Briefly speaking, image processing systems are divided into three major steps: acquisition , processing and visualization. In the image acquisition stage the data is captured by some device such as digital cameras, MRI scanners and other imaging sensors. In digital processing, two processes are fundamental: sampling, which consists of the discretization of the spatial coordinates (x, y), having direct relation with the spatial resolution of the acquired image, and the quantization, which is nothing more than the discretization of the intensity values of the image. Usually, monochrome images are 8-bit (255 grayscale levels) and color images are 24-bit because they have 3 color channels: R, G, and B. Image compression methods are also very important in this step to ensure that the storage is done in a computationally efficient way.

In the processing step, several operations can be applied through computational algorithms. Among the most common techniques, we can highlight filtering, enhancement and restoration of images, as well as feature extraction. In filtering, the main purpose is to remove various types of noise that may be present in the image or detect edges, while in the enhancement the search is for improving image quality, for example by increasing contrast or sharpness. Methods for restoring images are focused on eliminating degradations such as blurring that can be caused by a number of factors ranging from camera movement and loss of focus to atmospheric turbulence in the case of aerospace sensors.

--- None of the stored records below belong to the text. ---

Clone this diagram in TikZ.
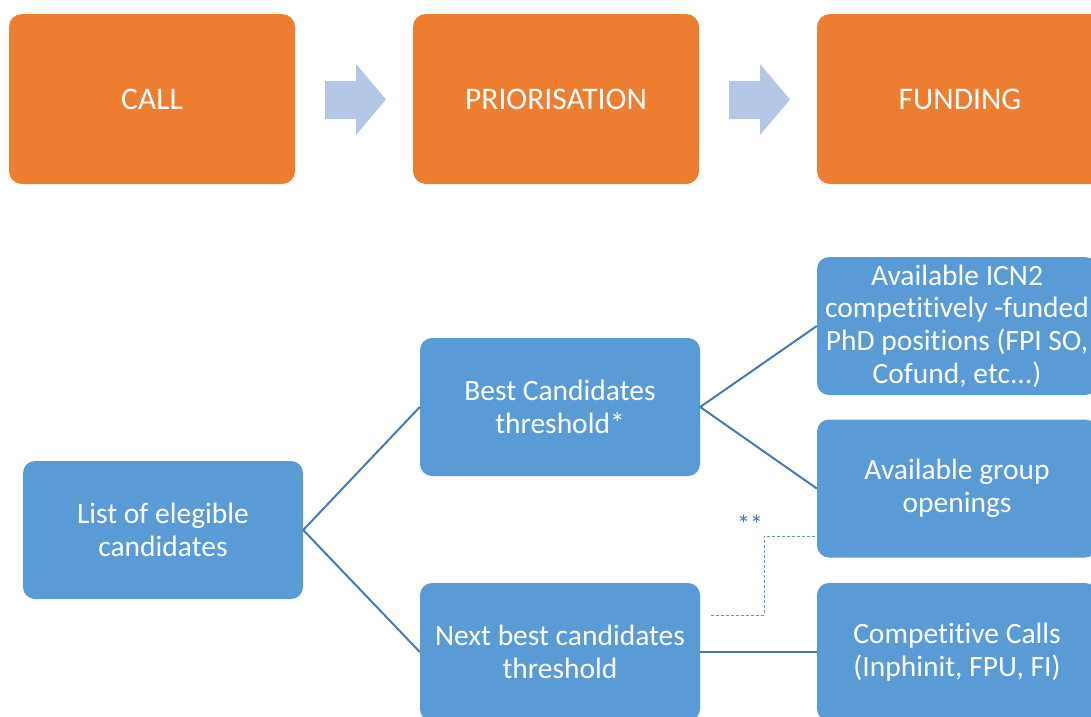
\documentclass[tikz,border=0pt]{standalone}
\usepackage{fontspec}
\setmainfont{Carlito}[Ligatures=NoCommon]
\definecolor{orangebox}{RGB}{237,125,49}
\definecolor{bluebox}{RGB}{91,155,213}
\definecolor{arrowfill}{RGB}{180,199,231}
\definecolor{linkcol}{RGB}{72,122,176}
\definecolor{starcol}{RGB}{68,114,196}
\tikzset{
  stagebox/.style={rectangle, rounded corners=13pt, fill=orangebox, text=white,
    minimum width=286pt, minimum height=170pt, inner sep=0pt,
    font=\fontsize{31.5}{36}\selectfont, align=center},
  treebox/.style={rectangle, rounded corners=12pt, fill=bluebox, text=white,
    minimum width=280pt, minimum height=138pt, inner sep=0pt,
    font=\fontsize{29.5}{32.6}\selectfont, align=center},
  link/.style={draw=linkcol, line width=2pt},
  dashlink/.style={draw=bluebox, line width=1pt, dashed, dash pattern=on 3pt off 2pt},
  flowarrow/.style={fill=arrowfill}
}
\begin{document}
\begin{tikzpicture}[x=1pt,y=-1pt]
\useasboundingbox (0,0) rectangle (1091,716);
\clip (0,0) rectangle (1091,716);
% top row
\node[stagebox] (call) at (152,99) {CALL};
\node[stagebox] (prio) at (556,99) {PRIORISATION};
\node[stagebox] (fund) at (960,99) {FUNDING};
\fill[flowarrow] (325,81) -- (356,81) -- (356,64) -- (386,99.5) -- (356,135) -- (356,119) -- (325,119) -- cycle;
\fill[flowarrow] (729,81) -- (760,81) -- (760,64) -- (790,99.5) -- (760,135) -- (760,119) -- (729,119) -- cycle;
% tree
\node[treebox] (list) at (163,530) {List of elegible\\candidates};
\node[treebox] (best) at (560,407) {Best Candidates\\threshold*};
\node[treebox] (next) at (560,652) {Next best candidates\\threshold};
\node[treebox] (icn) at (957,326) {Available ICN2\\competitively -funded\\PhD positions (FPI SO,\\Cofund, etc...)};
\node[treebox] (group) at (957,488.5) {Available group\\openings};
\node[treebox] (comp) at (957,652) {Competitive Calls\\(Inphinit, FPU, FI)};
\draw[link] (list.east) -- (best.west);
\draw[link] (list.east) -- (next.west);
\draw[link] (best.east) -- (icn.west);
\draw[link] (best.east) -- (group.west);
\draw[link] (next.east) -- (comp.west);
\coordinate (dstart) at (711,615);
\coordinate (dturn) at (764,536);
\draw[dashlink] (dstart) -| (dturn) -- (dturn -| group.west);
\node[text=starcol, font=\fontsize{26}{26}\selectfont, inner sep=0pt] (stars) at (750,524) {**};
\end{tikzpicture}
\end{document}
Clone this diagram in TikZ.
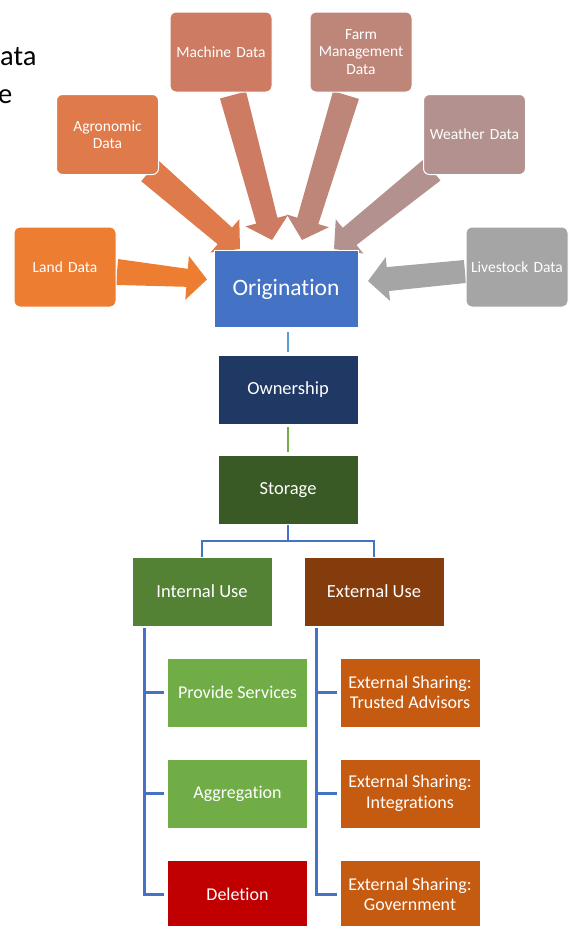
\documentclass[tikz,border=0pt]{standalone}
\usepackage{fontspec}
\setmainfont{Carlito}[Ligatures={NoCommon}]
\usetikzlibrary{calc,backgrounds}
\definecolor{cLand}{HTML}{ED7D31}
\definecolor{cAgro}{HTML}{DF7A4B}
\definecolor{cMach}{HTML}{CD7B63}
\definecolor{cFarm}{HTML}{BE8679}
\definecolor{cWeat}{HTML}{B3918F}
\definecolor{cLive}{HTML}{A5A5A5}
\definecolor{cOrig}{HTML}{4472C4}
\definecolor{cOwn}{HTML}{203864}
\definecolor{cStor}{HTML}{3A5A25}
\definecolor{cInt}{HTML}{548235}
\definecolor{cExt}{HTML}{843C0C}
\definecolor{cGreen}{HTML}{70AD47}
\definecolor{cDel}{HTML}{C00000}
\definecolor{cShare}{HTML}{C55A11}
\definecolor{cLB}{HTML}{5B9BD5}
% block arrow: #1 colour, #2 start, #3 tip, #4 half width at start, #5 half width at head
\newcommand{\blockarrow}[5]{%
  \path coordinate (ab) at ($(#3)!20pt!(#2)$);
  \fill[#1] ($(#2)!#4!90:(#3)$) -- ($(ab)!#5!90:(#3)$) -- ($(ab)!22pt!90:(#3)$)
    -- (#3) -- ($(ab)!22pt!-90:(#3)$) -- ($(ab)!#5!-90:(#3)$)
    -- ($(#2)!#4!-90:(#3)$) -- cycle;
}
\begin{document}
\begin{tikzpicture}[x=1pt,y=-1pt,
  src/.style={fill=#1, rounded corners=6pt, draw=white, line width=1pt,
    minimum width=102pt, minimum height=80pt, text width=98pt, inner sep=0pt,
    align=center, text=white, font=\fontsize{15.5}{17.5}\selectfont},
  mbox/.style={fill=#1, draw=white, line width=0.6pt, minimum width=140pt,
    minimum height=69pt, inner sep=0pt, align=center, text=white,
    font=\fontsize{18.5}{20.5}\selectfont},
  sbox/.style={mbox=#1, font=\fontsize{18}{20.5}\selectfont},
  tree/.style={draw=cOrig, line width=2.5pt},
  big/.style={font=\fontsize{28.5}{34}\selectfont, inner sep=0pt, text=black}]
\useasboundingbox (0,0) rectangle (568,926);

% cut-off title text
\node[big, anchor=base west] (t1) at (0,65) {ata};
\node[big, anchor=base west] (t2) at (-2,103) {e};

% source boxes
\node[src=cMach] (mach) at (221,52) {Machine Data};
\node[src=cFarm] (farm) at (361,52) {Farm\\Management\\Data};
\node[src=cAgro] (agro) at (107.5,134.5) {Agronomic\\Data};
\node[src=cWeat] (weat) at (474.5,134.5) {Weather Data};
\node[src=cLand] (land) at (65,267) {Land Data};
\node[src=cLive] (live) at (517,267) {Livestock Data};

% main flow
\node[mbox=cOrig, minimum width=144pt, minimum height=77pt,
  font=\fontsize{23.5}{26}\selectfont] (orig) at (286,289) {Origination};
\node[mbox=cOwn] (own) at (288,389.5) {Ownership};
\node[mbox=cStor] (stor) at (288,490) {Storage};
\node[mbox=cInt] (intu) at (202,591.5) {Internal Use};
\node[mbox=cExt] (extu) at (374,591.5) {External Use};
\node[sbox=cGreen] (prov) at (237.5,692.5) {Provide Services};
\node[sbox=cGreen] (aggr) at (237.5,793.5) {Aggregation};
\node[sbox=cDel] (del) at (237.5,894.5) {Deletion};
\node[sbox=cShare] (sh1) at (410,692.5) {External Sharing:\\Trusted Advisors};
\node[sbox=cShare] (sh2) at (410,793.5) {External Sharing:\\Integrations};
\node[sbox=cShare] (sh3) at (410,894.5) {External Sharing:\\Government};

% arrow end points
\coordinate (landS) at (117,272);  \coordinate (landT) at (207,279.5);
\coordinate (liveS) at (465,271.5); \coordinate (liveT) at (368,281);
\coordinate (agroS) at (150,171);  \coordinate (agroT) at (240,249);
\coordinate (weatS) at (432,170);  \coordinate (weatT) at (334,249);
\coordinate (machS) at (233,95);   \coordinate (machT) at (272,240);
\coordinate (farmS) at (346,95);   \coordinate (farmT) at (302,240);

\begin{scope}[on background layer]
  \blockarrow{cLand}{landS}{landT}{13pt}{9pt}
  \blockarrow{cLive}{liveS}{liveT}{11.5pt}{12pt}
  \blockarrow{cAgro}{agroS}{agroT}{13.5pt}{11pt}
  \blockarrow{cWeat}{weatS}{weatT}{13.5pt}{11pt}
  \blockarrow{cMach}{machS}{machT}{13.5pt}{11pt}
  \blockarrow{cFarm}{farmS}{farmT}{13.5pt}{11pt}
\end{scope}

% tree connectors
\draw[draw=cLB, line width=2pt, shorten <=4pt, shorten >=3pt]
  (own.north |- orig.south) -- (own.north);
\draw[draw=cGreen, line width=2pt, shorten <=3pt, shorten >=3pt]
  (own.south) -- (stor.north);
\draw[tree] (stor.south) -- ++(0,16) coordinate (j);
\draw[tree] (intu.north) |- (j) -| (extu.north);

\coordinate (il) at ([xshift=13pt,yshift=-2pt]intu.south west);
\coordinate (el) at ([xshift=13pt,yshift=-2pt]extu.south west);
\draw[tree, shorten >=3pt] (il) |- (prov.west);
\draw[tree, shorten >=3pt] (il) |- (aggr.west);
\draw[tree, shorten >=3pt] (il) |- (del.west);
\draw[tree, shorten >=3pt] (el) |- (sh1.west);
\draw[tree, shorten >=3pt] (el) |- (sh2.west);
\draw[tree, shorten >=3pt] (el) |- (sh3.west);
\end{tikzpicture}
\end{document}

In feature extraction, the objective is to detect and quantify relevant information about the objects present in the scene through descriptors. With this, machine learning methods are able to compare and recognize different types of objects present in images.

Finally, the visualization step consists of the convertiion of pixels/voxels into graphic representations. Mono and multi-spectral images are displayed in grayscale and colored representations, respectively. The imaging device industry has advanced at a tremendous rate with the manufacture of ultra-high resolution monitors and displays, such as today's 4K TVs.